The State of NoSQL: Trends & Tradeoffs
If you’re hitting performance and scalability plateaus with SQL and are considering a migration to NoSQL, the recent discussion hosted by TDWI is a great place to get up to speed, fast. ScyllaDB VP of Product Tzach Livyatan was invited to join TDWI Senior Research Director James Kobielus to explore some of the most common NoSQL questions that they’ve been hearing recently. You can watch the complete video here:
Here are a few highlights from the NoSQL trends and tradeoffs discussed.
What’s driving wide column NoSQL database adoption (e.g., Cassandra, Bigtable, ScyllaDB?
- What we were calling “Big Data” 10 or 15 years ago has become bigger and bigger. The number of data-generating sensors and devices is only increasing, and people need to store all this data in a way that allows them to make it valuable.
- Databases and many other systems are becoming much more distributed. You have customers all around the world, and all of them want low latency, all of them want fast responses. As a result, splitting the data between countries or regions is often critical, but it’s not simple. You might partition the data between countries and have each country access only its own data. Someone might have an account in the US, but want to access their account while traveling in Europe. You would need global synchronization between all these regions, but it doesn’t always have to be completely synchronous. Asynchronous might be fine in many cases.
- We’ve also noticed a significant increase in organizations with use cases that require low latency – across domains like gaming, IoT, and media streaming. Wide column databases have proven to be a very effective way to meet low latency expectations, especially at high throughputs.
Learn more about wide column databases
What are some of the tradeoffs of NoSQL?
There are probably thousands of different NoSQL databases out there, all with slightly different approaches to negotiating tradeoffs.

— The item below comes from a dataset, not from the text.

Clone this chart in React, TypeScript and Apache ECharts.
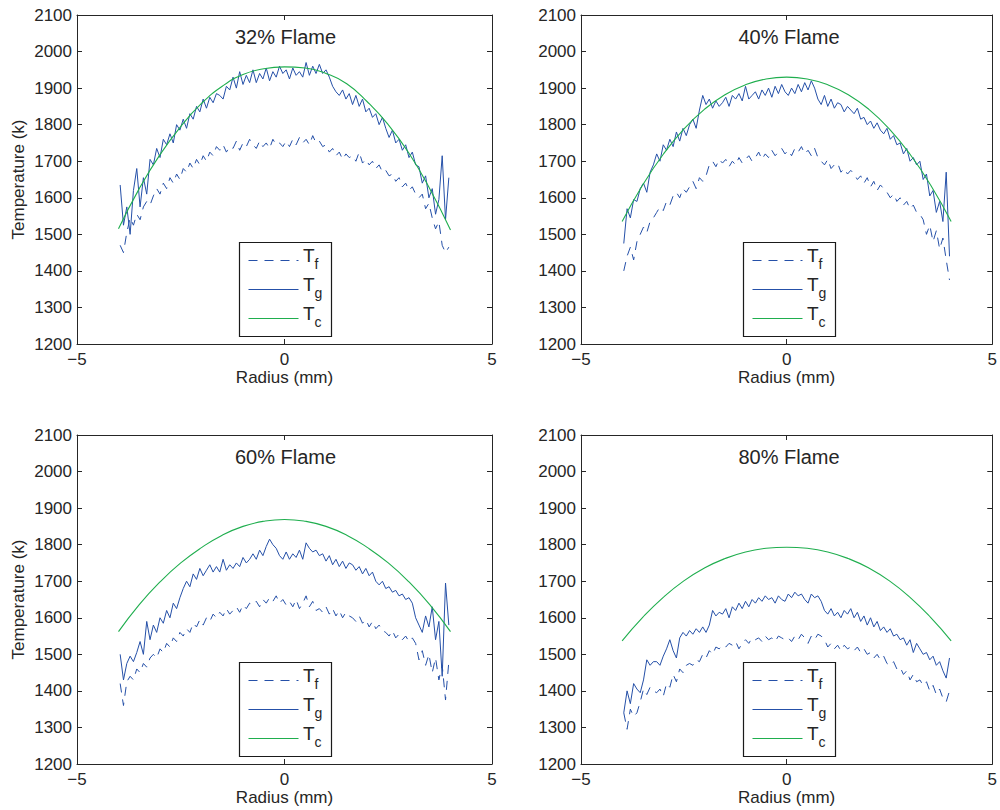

NoSQL started as a relaxation from the model of what used to be known as a relational database (RDBMS) – Oracle, MySQL, and such. Some properties were relaxed and some properties were gained. For example, transactions were relaxed – NoSQL does not support the same level of transactions as RDBMS. But, you gain more availability and more distribution of data. Some databases relax the schema (for example, MongoDB a document database) to gain some more flexibility from the application side. There are many tradeoffs in NoSQL: distribution, transactions, latency, scale, flexibility, and more. Different NoSQL databases take different positions on these tradeoffs.
The CAP theorem is another big tradeoff. If you want your system to always be available, you have to give up on another property, which is full consistency. Imagine that you have two servers in two data centers, located in two different regions. What happens if one goes down and you can’t guarantee that the data is the same on both servers? In this case, databases that prioritize consistency limit availability – they prevent reads and writes that they cannot guarantee will be consistent. But databases that prioritize availability will continue serving reads and writes, even if the two servers might not be in sync for a short amount of time. In many cases, this is fine. Consider your cable or your Netflix – you always want to have some service, even if in some rare cases you’re not getting the latest update from your watch history.
How does NewSQL (Distributed SQL) compare with NoSQL? Is the distinction between SQL and NoSQL blurring?
When NoSQL was born, many requirements were relaxed to gain availability – for example, transaction support and full SQL (with JOINs, etc.) . But, in recent years, some databases actually managed to merge distribution and, to some extent, availability – plus also support for transactions and full SQL.
However, if you do want to support SQL, you must pay for it – usually in latency. This latency comes from the fact that you need to send a lot of messages between the distributed system nodes to reach a consensus, and all these messages require processing, which impacts latency. The end result is that these databases – some of which are quite cool – still cannot compete with NoSQL’s excellent performance. But, you gain things like support for transactions. Again, it’s a tradeoff. PACELC, an extension to the CAP theorem, formalizes this tradeoff.
Will a Kubernetes-based cloud native orchestration model become standard for databases in the next few years?
The trend is obvious: Everyone is moving to Kubernetes, and now databases are finally joining the party. Kubernetes was created and designed largely for stateless applications. When using stateful applications, it’s still a challenge to some extent, but the market has spoken and everyone is moving to Kubernetes.
For a database that focuses on performance, it can be a challenge to retain that level of performance and low latency on Kubernetes because it adds latency – as does any kind of abstraction layer that you add to the system. It’s certainly not trivial; but we’ve worked on it quite a bit at ScyllaDB and we’ve shown that it is possible.